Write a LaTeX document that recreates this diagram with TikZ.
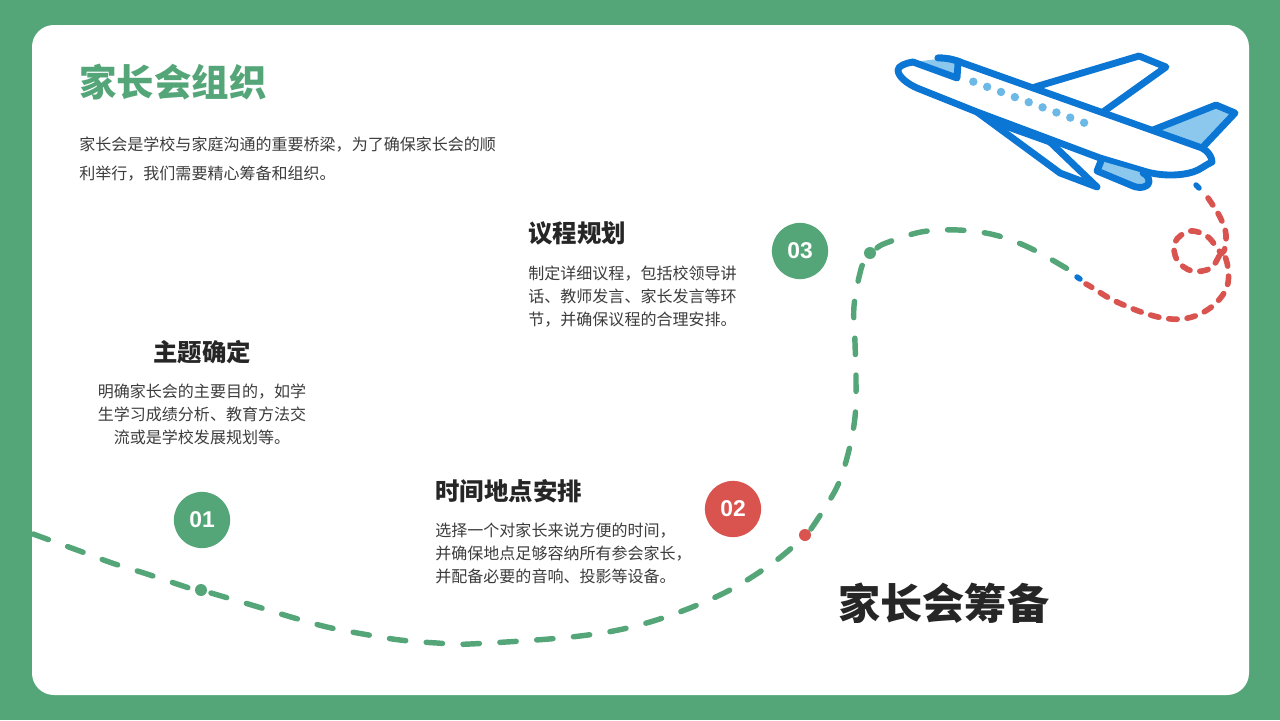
\documentclass[tikz,border=0pt]{standalone}
\usepackage{fontspec}
\setmainfont{Noto Sans CJK SC}
\newfontfamily\numfont{Liberation Sans}
\definecolor{bggreen}{HTML}{54A678}
\definecolor{pathred}{HTML}{D9534F}
\definecolor{planeblue}{HTML}{0B76D3}
\definecolor{planelight}{HTML}{8CC8EE}
\definecolor{dotblue}{HTML}{6CB8E6}
\definecolor{inkdark}{HTML}{262626}
\tikzset{
  bodytext/.style={text=inkdark!90, font=\fontsize{9.12}{13}\selectfont, inner sep=0pt},
  headtext/.style={text=inkdark, font=\fontsize{13.9}{16}\selectfont\bfseries, inner sep=0pt},
  numdot/.style={circle, minimum size=32pt, inner sep=0pt, text=white, font=\numfont\fontsize{13}{16}\selectfont\bfseries},
  planeline/.style={draw=planeblue, line width=3.9pt, line join=round, line cap=round},
  trailgreen/.style={draw=bggreen, line width=3.1pt, line cap=round, dash pattern=on 9.3pt off 11.7pt},
  trailred/.style={draw=pathred, line width=3.2pt, line cap=round, dash pattern=on 4.8pt off 5.7pt},
}
\begin{document}
\begin{tikzpicture}[x=0.02cm, y=-0.02cm]
  \useasboundingbox (0,0) rectangle (1280,720);

  % Background and card
  \fill[bggreen] (0,0) rectangle (1280,720);
  \fill[white, rounded corners=12.5pt] (32,25) rectangle (1249,695);

  % Dashed trail
  \draw[trailgreen] plot[smooth, tension=0.6] coordinates {(33,534) (77,550) (112,563) (147,574) (192,589)};
  \draw[trailgreen] plot[smooth, tension=0.6] coordinates {(211,593) (255,606) (291,617) (327,627) (363,634) (400,640) (437,643) (470,644) (580,636) (650,622) (720,595) (770,565) (797,543)};
  \draw[trailgreen] plot[smooth, tension=0.6] coordinates {(811,529) (836,489) (848,454) (855,417) (856,380) (855,343) (854,306) (861,269) (866,260)};
  \draw[trailgreen] plot[smooth, tension=0.6] coordinates {(877,248) (886,243) (921,232) (958,230) (995,235) (1030,248) (1071,271)};
  \draw[trailred] plot[smooth, tension=0.6] coordinates {(1208,198) (1220,217) (1226,235) (1222,253) (1208,237) (1190,231) (1175,242) (1177,260) (1192,271) (1211,268) (1222,253) (1228,268) (1227,287) (1216,303) (1200,314) (1182,319) (1163,318) (1144,313) (1126,306) (1109,298) (1093,288) (1086,284)};
  \draw[planeblue, line width=3.1pt, line cap=round] (1196,185) -- (1199,188);
  \draw[planeblue, line width=3.1pt, line cap=round] (1077,277) -- (1080,279);

  % Dots on the trail
  \fill[bggreen] (201,590) circle (6);
  \fill[pathred] (805,535) circle (6);
  \fill[bggreen] (870,253) circle (6);

  % Upper wing
  \draw[planeline] (1035,87) -- (1139,56) -- (1166,67) -- (1103,112);

  % Tail
  \draw[planeline, fill=planelight] (1153,130) -- (1216,105) -- (1235,113) -- (1202,148);

  % Lower wing
  \draw[planeline, fill=white] (977,112) -- (1060,173) -- (1097,187) -- (1050,142);
  \draw[planeline] (997,123) -- (1050,142);

  % Fuselage
  \draw[planeline, fill=white] (938,58) .. controls (948,58) and (955,60) .. (960,62) -- (1202,148) .. controls (1208,151) and (1212,157) .. (1212,162) .. controls (1205,165) and (1200,170) .. (1193,172) .. controls (1180,176) and (1162,176) .. (1147,172) -- (1100,158) -- (977,112) -- (917,88) .. controls (908,84) and (898,77) .. (898,70) .. controls (898,66) and (906,63) .. (913,62);

  % Cockpit window
  \fill[planelight] (913,62) -- (938,59) -- (958,64) -- (957,78) -- cycle;
  \draw[planeline] (913,62) -- (957,78) -- (958,63);
  \draw[planeline] (938,58) .. controls (948,58) and (955,60) .. (960,62);

  % Engine
  \draw[planeline, fill=planelight] (1101,161) -- (1097,171) -- (1133,186) .. controls (1140,189) and (1149,187) .. (1149,182) .. controls (1149,178) and (1147,175) .. (1143,173);

  % Cabin windows
  \foreach \i in {0,...,8}
    \fill[dotblue] ({973.3+13.85*\i},{81.7+5.13*\i}) circle (4.2);

  % Headline and intro
  \node[anchor=west, inner sep=0pt, text=bggreen, font=\fontsize{21.3}{25}\selectfont\bfseries] (title) at (79,82) {家长会组织};
  \node[anchor=north west, bodytext, align=left, font=\fontsize{9.12}{16.45}\selectfont] (intro) at (79,137) {家长会是学校与家庭沟通的重要桥梁，为了确保家长会的顺\\利举行，我们需要精心筹备和组织。};

  % Step 1
  \node[numdot, fill=bggreen] (num1) at (202,520) {01};
  \node[headtext] (head1) at (202,352) {主题确定};
  \node[bodytext, align=center, anchor=north] (body1) at (202,384) {明确家长会的主要目的，如学\\生学习成绩分析、教育方法交\\流或是学校发展规划等。};

  % Step 2
  \node[numdot, fill=pathred] (num2) at (733,509) {02};
  \node[headtext, anchor=west] (head2) at (435,491) {时间地点安排};
  \node[bodytext, align=left, anchor=north west] (body2) at (435,523) {选择一个对家长来说方便的时间，\\并确保地点足够容纳所有参会家长，\\并配备必要的音响、投影等设备。};

  % Step 3
  \node[numdot, fill=bggreen] (num3) at (800,251) {03};
  \node[headtext, anchor=west] (head3) at (528,233) {议程规划};
  \node[bodytext, align=left, anchor=north west] (body3) at (528,266) {制定详细议程，包括校领导讲\\话、教师发言、家长发言等环\\节，并确保议程的合理安排。};

  % Closing label
  \node[anchor=west, inner sep=0pt, text=inkdark, font=\fontsize{24}{28}\selectfont\bfseries] (closing) at (838,603) {家长会筹备};
\end{tikzpicture}
\end{document}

WRITTEN REQUEST:
Return only the lines running from the top of the data to the line that holds "(32,25) rectangle (1249,695);". Include both of those lines, but skip the pictures.

EXERCISE ANSWER:
Write a LaTeX document that recreates this diagram with TikZ.
\documentclass[tikz,border=0pt]{standalone}
\usepackage{fontspec}
\setmainfont{Noto Sans CJK SC}
\newfontfamily\numfont{Liberation Sans}
\definecolor{bggreen}{HTML}{54A678}
\definecolor{pathred}{HTML}{D9534F}
\definecolor{planeblue}{HTML}{0B76D3}
\definecolor{planelight}{HTML}{8CC8EE}
\definecolor{dotblue}{HTML}{6CB8E6}
\definecolor{inkdark}{HTML}{262626}
\tikzset{
  bodytext/.style={text=inkdark!90, font=\fontsize{9.12}{13}\selectfont, inner sep=0pt},
  headtext/.style={text=inkdark, font=\fontsize{13.9}{16}\selectfont\bfseries, inner sep=0pt},
  numdot/.style={circle, minimum size=32pt, inner sep=0pt, text=white, font=\numfont\fontsize{13}{16}\selectfont\bfseries},
  planeline/.style={draw=planeblue, line width=3.9pt, line join=round, line cap=round},
  trailgreen/.style={draw=bggreen, line width=3.1pt, line cap=round, dash pattern=on 9.3pt off 11.7pt},
  trailred/.style={draw=pathred, line width=3.2pt, line cap=round, dash pattern=on 4.8pt off 5.7pt},
}
\begin{document}
\begin{tikzpicture}[x=0.02cm, y=-0.02cm]
  \useasboundingbox (0,0) rectangle (1280,720);

  % Background and card
  \fill[bggreen] (0,0) rectangle (1280,720);
  \fill[white, rounded corners=12.5pt] (32,25) rectangle (1249,695);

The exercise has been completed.